O número de mortes por coronavírus no Brasil poderia ser 14 vezes maior se a vacina contra o bacilo Calmette-Guérin (BCG), que causa a tuberculose, não fosse obrigatória no país. A conclusão é de um estudo da Universidade de Michigan, nos Estados Unidos, publicado no início do mês pela revista Science.
O trabalho revelou que taxas mais baixas de infecção e morte se repetem em todos os países onde a vacinação é obrigatória. Foi analisada a taxa diária de infecções em 135 países e de óbitos em 134 ao longo do primeiro mês da pandemia em cada nação.
Em 15 de abril, o número de mortes registrado no Brasil era de 1.736. Mas poderia ter chegado a 24.399 se o país não adotasse a política de vacinação obrigatória na infância, estimam os pesquisadores.
Entre os países que têm a BCG obrigatória estão China, Brasil e França. Algumas nações revisaram a exigência porque a tuberculose deixou de ser ameaça, como Austrália e Espanha. Outras nunca exigiram, como EUA e Itália.
Estudos sugerem que a vacina tem efeitos benéficos na imunidade contra muitas infecções pulmonares, o que a tornaria candidata importante na prevenção da covid-19. Os cientistas ressaltam, porém, que ainda é necessária pesquisa mais ampla.
Shinobu Kitayama, principal autor do estudo, "o Brasil está com um problema horrível, mas poderia ser pior". Confira a entrevista:
Por que vocês resolveram estudar a eficácia da vacina BCG na prevenção contra a covid-19?

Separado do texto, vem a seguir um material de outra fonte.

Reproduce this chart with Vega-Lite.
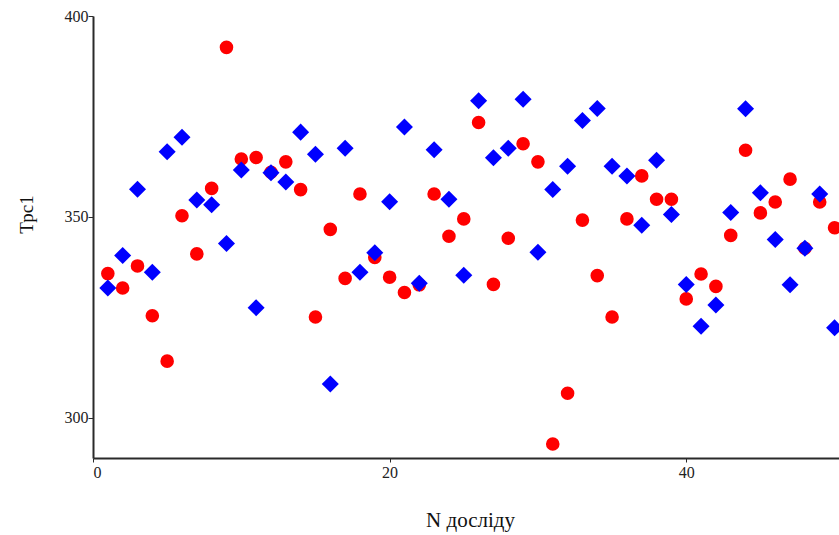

Vários estudos no passado já indicavam que a proteção oferecida pela BCG se estendia a outros problemas pulmonares, além da tuberculose, como o câncer de pulmão. A covid-19, essencialmente, causa problemas no pulmão. Seria uma candidata a ser examinada neste contexto.

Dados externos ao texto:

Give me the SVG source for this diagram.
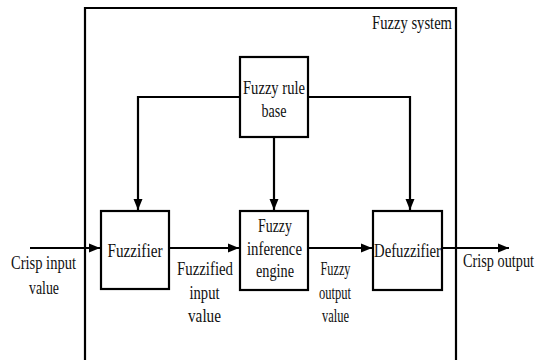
<svg xmlns="http://www.w3.org/2000/svg" width="537" height="360" viewBox="0 0 537 360">
<style>
.box{fill:#fff;stroke:#000;stroke-width:2.2}
.ln{fill:none;stroke:#000;stroke-width:2.2}
text{font-family:'Liberation Serif','Times New Roman','DejaVu Serif',serif;font-size:19px;fill:#111}
.m{text-anchor:middle}
</style>
<defs>
<marker id="ah" markerUnits="userSpaceOnUse" markerWidth="12" markerHeight="10" refX="11" refY="5" orient="auto">
<path d="M0,0.5 L11,5 L0,9.5 Z" fill="#000"/>
</marker>
</defs>
<g id="fuzzy-system">
<path class="ln" d="M85,370 V8 H456 V370"/>
<text x="452" y="29" text-anchor="end" textLength="80" lengthAdjust="spacingAndGlyphs">Fuzzy system</text>
</g>
<g id="connectors">
<path class="ln" d="M240,97 H138 V210" marker-end="url(#ah)"/>
<path class="ln" d="M308,97 H410 V210" marker-end="url(#ah)"/>
<path class="ln" d="M274,137 V210" marker-end="url(#ah)"/>
<path class="ln" d="M30,248 H100" marker-end="url(#ah)"/>
<path class="ln" d="M169,248 H239" marker-end="url(#ah)"/>
<path class="ln" d="M308,248 H372" marker-end="url(#ah)"/>
<path class="ln" d="M442,248 H509" marker-end="url(#ah)"/>
</g>
<g id="rule-base">
<rect class="box" x="240" y="57" width="68" height="80"/>
<text class="m" x="274" y="94" textLength="62" lengthAdjust="spacingAndGlyphs">Fuzzy rule</text>
<text class="m" x="274" y="117" textLength="25" lengthAdjust="spacingAndGlyphs">base</text>
</g>
<g id="fuzzifier">
<rect class="box" x="101" y="211" width="68" height="78"/>
<text class="m" x="135" y="257" textLength="55" lengthAdjust="spacingAndGlyphs">Fuzzifier</text>
</g>
<g id="inference-engine">
<rect class="box" x="240" y="211" width="68" height="79"/>
<text class="m" x="275" y="232" textLength="34" lengthAdjust="spacingAndGlyphs">Fuzzy</text>
<text class="m" x="274.5" y="255" textLength="55" lengthAdjust="spacingAndGlyphs">inference</text>
<text class="m" x="275" y="277" textLength="38" lengthAdjust="spacingAndGlyphs">engine</text>
</g>
<g id="defuzzifier">
<rect class="box" x="373" y="211" width="69" height="79"/>
<text class="m" x="407.5" y="257" textLength="67" lengthAdjust="spacingAndGlyphs">Defuzzifier</text>
</g>
<g id="labels">
<text class="m" x="43.5" y="269" textLength="65" lengthAdjust="spacingAndGlyphs">Crisp input</text>
<text class="m" x="44" y="294" textLength="30" lengthAdjust="spacingAndGlyphs">value</text>
<text class="m" x="205" y="275" textLength="56" lengthAdjust="spacingAndGlyphs">Fuzzified</text>
<text class="m" x="204.5" y="299" textLength="30" lengthAdjust="spacingAndGlyphs">input</text>
<text class="m" x="204.5" y="322" textLength="33" lengthAdjust="spacingAndGlyphs">value</text>
<text class="m" x="335.5" y="275" textLength="30" lengthAdjust="spacingAndGlyphs">Fuzzy</text>
<text class="m" x="335" y="299" textLength="32" lengthAdjust="spacingAndGlyphs">output</text>
<text class="m" x="335.5" y="322" textLength="27" lengthAdjust="spacingAndGlyphs">value</text>
<text x="463" y="267" textLength="71" lengthAdjust="spacingAndGlyphs">Crisp output</text>
</g>
</svg>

O senhor recomendaria vacinação em massa com a BCG como forma de reduzir a gravidade dos casos de covid-19 e sua letalidade, enquanto um imunizante específico não for descoberto?
No sentido de ser recomendada a vacinação nos próximos meses? Não. Nós não sabemos se a vacina é eficaz em adultos, é uma vacina tipicamente dada a crianças. Ela poderia até aumentar temporariamente a vulnerabilidade à covid-19, nós não sabemos. Seria uma conclusão muito prematura tomar essa decisão sem nenhum teste clínico. Mas acho que, a longo prazo, recomendaria aos países que ainda não têm o sistema de vacinação obrigatória na infância que começassem a fazer isso. Eu acredito que essa seja uma boa estratégia para o futuro.
O Brasil está enfrentando uma epidemia muito grave de covid-19, a despeito de ter vacinação obrigatória de BCG na infância. Como o senhor explica isso?
Sim, vocês estão com um problema horrível, a despeito de tomarem a BCG. Mas poderia ser bastante pior. Essa vacina diminui a probabilidade de infecção, a gravidade dos sintomas da doença e também a letalidade no futuro. Mas não adianta pensar que, porque você tomou, não precisa se preocupar. Não é uma proteção completa.